Posted by Daniel Palmer on 4th May 2009

Tough economic times have certainly been a boon for private label foods and beverages, but according to The NPD Group, a leading market research company, private label usage has been growing over the last decade and among all financial demographics.

According to a new NPD report from America, Private Label Perceptions, Usage Patterns, & Intentions, last year, 24 per cent of all food and beverages served in homes were store brands, up from 18 per cent in 1999. In Australia, it is a similar story, with private label now commanding a market share of around 23 per cent and continuing to outpace the growth of national brands (it had done so in 22 of the past 23 quarters to August ’08, according to Nielsen data).

“There is no question that private label foods have become an integral part of American life,” suggests Harry Balzer, Chief Industry Analyst at NPD and author of Eating Patterns in America. “Furthermore, we do not hide private label foods as an ingredient or as an additive to another dish. Today over half of all store brand food eatings are the end dish.”

In all, 97 per cent of households have purchased private label and 54% now purchase private label goods as an end dish. Private label products are also used as ingredients (26%), additives (18%) or as cooking aids (2%).

Price and value are the chief reasons why consumers purchase private label or store brands, according to the NPD survey of grocery shoppers, but most respondents also feel that the quality of store brands is often equal to, or in some cases better than, name brands.

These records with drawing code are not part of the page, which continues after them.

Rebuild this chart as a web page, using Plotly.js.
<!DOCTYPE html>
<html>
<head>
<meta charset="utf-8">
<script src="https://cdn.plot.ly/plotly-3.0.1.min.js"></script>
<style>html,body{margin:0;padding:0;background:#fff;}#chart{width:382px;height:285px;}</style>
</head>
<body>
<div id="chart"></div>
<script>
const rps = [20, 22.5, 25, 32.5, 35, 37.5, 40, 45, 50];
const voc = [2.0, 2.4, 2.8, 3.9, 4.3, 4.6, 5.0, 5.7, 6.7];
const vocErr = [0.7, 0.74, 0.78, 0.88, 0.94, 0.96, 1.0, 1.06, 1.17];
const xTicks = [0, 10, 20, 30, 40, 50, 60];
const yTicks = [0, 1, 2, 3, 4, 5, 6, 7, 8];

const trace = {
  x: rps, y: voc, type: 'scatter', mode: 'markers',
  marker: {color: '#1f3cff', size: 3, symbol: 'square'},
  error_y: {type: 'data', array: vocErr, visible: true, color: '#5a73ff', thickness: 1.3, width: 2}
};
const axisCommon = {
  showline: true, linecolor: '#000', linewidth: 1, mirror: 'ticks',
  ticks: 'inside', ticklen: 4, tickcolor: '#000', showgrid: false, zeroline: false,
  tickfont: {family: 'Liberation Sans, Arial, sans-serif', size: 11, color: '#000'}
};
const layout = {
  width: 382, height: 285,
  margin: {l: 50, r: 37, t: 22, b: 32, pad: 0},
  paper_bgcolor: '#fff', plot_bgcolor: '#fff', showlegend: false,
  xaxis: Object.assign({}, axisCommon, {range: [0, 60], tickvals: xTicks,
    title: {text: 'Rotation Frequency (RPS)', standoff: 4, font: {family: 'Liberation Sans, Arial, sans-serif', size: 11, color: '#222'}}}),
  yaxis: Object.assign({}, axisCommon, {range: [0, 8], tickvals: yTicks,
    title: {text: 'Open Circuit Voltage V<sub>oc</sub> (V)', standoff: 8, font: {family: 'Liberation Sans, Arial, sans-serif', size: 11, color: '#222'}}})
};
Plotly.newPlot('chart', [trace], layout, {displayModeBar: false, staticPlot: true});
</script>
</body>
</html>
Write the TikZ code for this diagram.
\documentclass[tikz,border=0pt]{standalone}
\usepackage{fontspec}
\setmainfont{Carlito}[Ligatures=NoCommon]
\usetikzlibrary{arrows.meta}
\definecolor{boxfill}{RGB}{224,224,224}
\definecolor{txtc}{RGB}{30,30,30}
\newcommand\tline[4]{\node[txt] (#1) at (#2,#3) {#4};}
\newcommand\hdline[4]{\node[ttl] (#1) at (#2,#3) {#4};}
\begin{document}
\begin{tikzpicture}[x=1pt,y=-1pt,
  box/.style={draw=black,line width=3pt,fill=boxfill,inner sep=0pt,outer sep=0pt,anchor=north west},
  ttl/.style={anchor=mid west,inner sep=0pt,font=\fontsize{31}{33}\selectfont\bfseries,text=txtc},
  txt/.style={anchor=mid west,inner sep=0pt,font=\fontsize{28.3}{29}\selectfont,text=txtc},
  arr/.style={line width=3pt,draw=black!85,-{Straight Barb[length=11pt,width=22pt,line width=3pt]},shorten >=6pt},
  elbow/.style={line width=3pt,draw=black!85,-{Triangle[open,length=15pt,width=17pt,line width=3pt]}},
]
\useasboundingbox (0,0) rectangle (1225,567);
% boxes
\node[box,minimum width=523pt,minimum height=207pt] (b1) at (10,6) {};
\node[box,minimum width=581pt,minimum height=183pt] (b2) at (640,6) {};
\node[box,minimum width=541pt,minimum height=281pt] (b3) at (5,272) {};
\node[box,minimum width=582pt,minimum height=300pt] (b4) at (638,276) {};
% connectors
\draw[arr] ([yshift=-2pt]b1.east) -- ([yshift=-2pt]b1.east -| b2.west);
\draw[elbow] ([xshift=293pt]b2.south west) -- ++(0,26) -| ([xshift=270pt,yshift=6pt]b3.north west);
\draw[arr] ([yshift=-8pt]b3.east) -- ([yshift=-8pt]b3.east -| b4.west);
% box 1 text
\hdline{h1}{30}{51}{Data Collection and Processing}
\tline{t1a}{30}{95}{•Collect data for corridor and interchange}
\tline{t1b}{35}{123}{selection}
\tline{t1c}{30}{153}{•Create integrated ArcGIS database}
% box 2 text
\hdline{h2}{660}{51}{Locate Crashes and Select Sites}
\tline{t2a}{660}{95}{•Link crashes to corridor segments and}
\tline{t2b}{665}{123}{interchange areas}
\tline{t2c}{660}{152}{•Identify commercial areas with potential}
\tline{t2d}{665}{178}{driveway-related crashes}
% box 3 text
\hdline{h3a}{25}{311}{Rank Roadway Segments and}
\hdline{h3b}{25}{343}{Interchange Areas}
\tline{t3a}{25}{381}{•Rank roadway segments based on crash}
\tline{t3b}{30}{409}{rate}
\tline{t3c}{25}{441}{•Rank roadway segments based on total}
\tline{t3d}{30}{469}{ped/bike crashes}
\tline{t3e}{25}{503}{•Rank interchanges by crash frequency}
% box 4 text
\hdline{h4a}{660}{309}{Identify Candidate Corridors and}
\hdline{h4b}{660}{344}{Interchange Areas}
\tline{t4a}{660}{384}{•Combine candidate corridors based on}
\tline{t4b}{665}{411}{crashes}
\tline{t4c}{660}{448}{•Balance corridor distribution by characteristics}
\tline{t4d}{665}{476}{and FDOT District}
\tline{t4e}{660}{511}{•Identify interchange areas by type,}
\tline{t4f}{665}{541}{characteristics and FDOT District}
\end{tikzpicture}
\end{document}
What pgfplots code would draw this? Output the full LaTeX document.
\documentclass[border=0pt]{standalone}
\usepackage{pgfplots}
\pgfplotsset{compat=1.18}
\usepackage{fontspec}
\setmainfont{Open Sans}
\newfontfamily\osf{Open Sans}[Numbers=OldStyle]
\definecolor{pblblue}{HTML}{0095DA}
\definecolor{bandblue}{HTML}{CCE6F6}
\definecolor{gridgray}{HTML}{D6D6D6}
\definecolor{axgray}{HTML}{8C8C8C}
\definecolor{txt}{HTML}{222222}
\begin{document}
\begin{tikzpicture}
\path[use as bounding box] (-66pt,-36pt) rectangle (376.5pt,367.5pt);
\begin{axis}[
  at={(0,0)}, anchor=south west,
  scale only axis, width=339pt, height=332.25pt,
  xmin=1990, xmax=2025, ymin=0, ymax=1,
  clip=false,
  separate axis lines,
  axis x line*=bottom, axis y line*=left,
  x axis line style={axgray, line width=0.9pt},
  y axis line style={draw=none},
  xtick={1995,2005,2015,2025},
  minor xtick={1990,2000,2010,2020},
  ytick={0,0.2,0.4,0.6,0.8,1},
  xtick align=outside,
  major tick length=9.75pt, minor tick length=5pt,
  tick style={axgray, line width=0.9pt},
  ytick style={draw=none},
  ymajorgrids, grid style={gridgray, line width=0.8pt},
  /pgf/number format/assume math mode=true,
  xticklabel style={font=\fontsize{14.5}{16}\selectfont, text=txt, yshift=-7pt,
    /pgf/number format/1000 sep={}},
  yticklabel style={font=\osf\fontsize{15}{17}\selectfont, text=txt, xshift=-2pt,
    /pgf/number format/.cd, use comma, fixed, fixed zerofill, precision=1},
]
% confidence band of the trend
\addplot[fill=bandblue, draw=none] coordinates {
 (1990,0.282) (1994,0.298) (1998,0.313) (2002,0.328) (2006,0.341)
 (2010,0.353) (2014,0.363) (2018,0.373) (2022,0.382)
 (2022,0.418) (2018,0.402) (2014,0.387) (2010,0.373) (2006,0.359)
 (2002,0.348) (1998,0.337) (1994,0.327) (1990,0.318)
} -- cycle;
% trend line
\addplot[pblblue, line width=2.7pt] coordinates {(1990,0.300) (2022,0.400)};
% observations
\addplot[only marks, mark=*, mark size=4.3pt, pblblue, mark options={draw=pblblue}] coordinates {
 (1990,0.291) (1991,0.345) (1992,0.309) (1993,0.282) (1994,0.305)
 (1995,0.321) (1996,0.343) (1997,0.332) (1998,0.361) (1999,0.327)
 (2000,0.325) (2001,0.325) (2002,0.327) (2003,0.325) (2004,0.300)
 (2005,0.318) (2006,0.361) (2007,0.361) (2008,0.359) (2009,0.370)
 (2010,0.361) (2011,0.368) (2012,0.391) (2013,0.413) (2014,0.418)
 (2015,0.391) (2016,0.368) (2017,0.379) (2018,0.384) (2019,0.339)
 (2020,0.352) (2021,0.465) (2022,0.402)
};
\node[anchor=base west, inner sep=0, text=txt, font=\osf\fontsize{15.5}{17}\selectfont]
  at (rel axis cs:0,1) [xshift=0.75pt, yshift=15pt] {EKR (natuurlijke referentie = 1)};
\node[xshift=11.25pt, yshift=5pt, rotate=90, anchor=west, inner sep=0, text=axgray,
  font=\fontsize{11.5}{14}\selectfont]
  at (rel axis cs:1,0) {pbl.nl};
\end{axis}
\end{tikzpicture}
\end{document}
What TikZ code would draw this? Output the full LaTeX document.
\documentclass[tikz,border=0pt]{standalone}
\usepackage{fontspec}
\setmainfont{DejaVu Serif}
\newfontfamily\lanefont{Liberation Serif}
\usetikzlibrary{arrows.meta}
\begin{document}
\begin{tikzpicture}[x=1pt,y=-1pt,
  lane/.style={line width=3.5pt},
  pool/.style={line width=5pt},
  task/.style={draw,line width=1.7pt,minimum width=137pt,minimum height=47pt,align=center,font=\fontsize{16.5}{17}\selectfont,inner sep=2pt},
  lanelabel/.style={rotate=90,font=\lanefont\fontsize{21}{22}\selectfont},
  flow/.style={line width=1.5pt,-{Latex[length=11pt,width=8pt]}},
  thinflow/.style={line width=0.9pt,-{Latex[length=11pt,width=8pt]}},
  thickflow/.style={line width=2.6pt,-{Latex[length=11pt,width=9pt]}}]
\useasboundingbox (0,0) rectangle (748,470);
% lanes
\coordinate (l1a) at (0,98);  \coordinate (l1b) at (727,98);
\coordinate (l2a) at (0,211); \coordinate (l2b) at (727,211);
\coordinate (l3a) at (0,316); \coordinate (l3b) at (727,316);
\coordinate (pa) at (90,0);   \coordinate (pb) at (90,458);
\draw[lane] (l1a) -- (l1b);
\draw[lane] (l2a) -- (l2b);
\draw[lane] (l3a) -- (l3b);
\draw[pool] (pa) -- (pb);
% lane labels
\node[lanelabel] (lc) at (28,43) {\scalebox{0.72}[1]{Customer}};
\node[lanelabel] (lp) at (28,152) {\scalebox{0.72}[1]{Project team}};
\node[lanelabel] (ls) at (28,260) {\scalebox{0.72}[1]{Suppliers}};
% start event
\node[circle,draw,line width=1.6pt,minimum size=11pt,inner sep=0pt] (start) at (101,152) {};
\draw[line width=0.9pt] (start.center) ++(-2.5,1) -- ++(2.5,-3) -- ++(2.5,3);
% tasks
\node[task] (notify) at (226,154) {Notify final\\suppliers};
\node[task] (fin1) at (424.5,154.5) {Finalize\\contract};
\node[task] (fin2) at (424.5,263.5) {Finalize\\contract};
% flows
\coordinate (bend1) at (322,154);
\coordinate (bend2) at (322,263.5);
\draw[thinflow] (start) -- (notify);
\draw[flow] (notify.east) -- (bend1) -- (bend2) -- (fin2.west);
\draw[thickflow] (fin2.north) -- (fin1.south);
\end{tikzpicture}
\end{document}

Users of private label foods and beverages span all income levels and demographic profiles, with the survey discovering that the percentage of food servings from private label was 30% amongst households with income of less than US$30,000, 37% amongst households with income of $30,000-$69,000 and 33% for households with more than $70,000 in annual income.
“The bottom line is that private label foods can offer great value to budget-minded consumers. If a consumer is working with less disposable income, stretching the food dollar and finding value will naturally gain importance,” Dori Hickey, Director of Product Management at NPD, said.

A proliferation of private label goods around the world has been evident over the last decade and the look of products has come a long way from the generic home brand products often seen in the 80s and 90s. And, with the attempts to turn private label products into brands in their own right, the contrast with national brands is on the wane, according to Ms Hickey.

“Name brand and private label marketers will each need to focus on differentiating their products while finding ways to effectively address consumer needs, as the lines between the two are blurring in the minds of consumers,” she explained.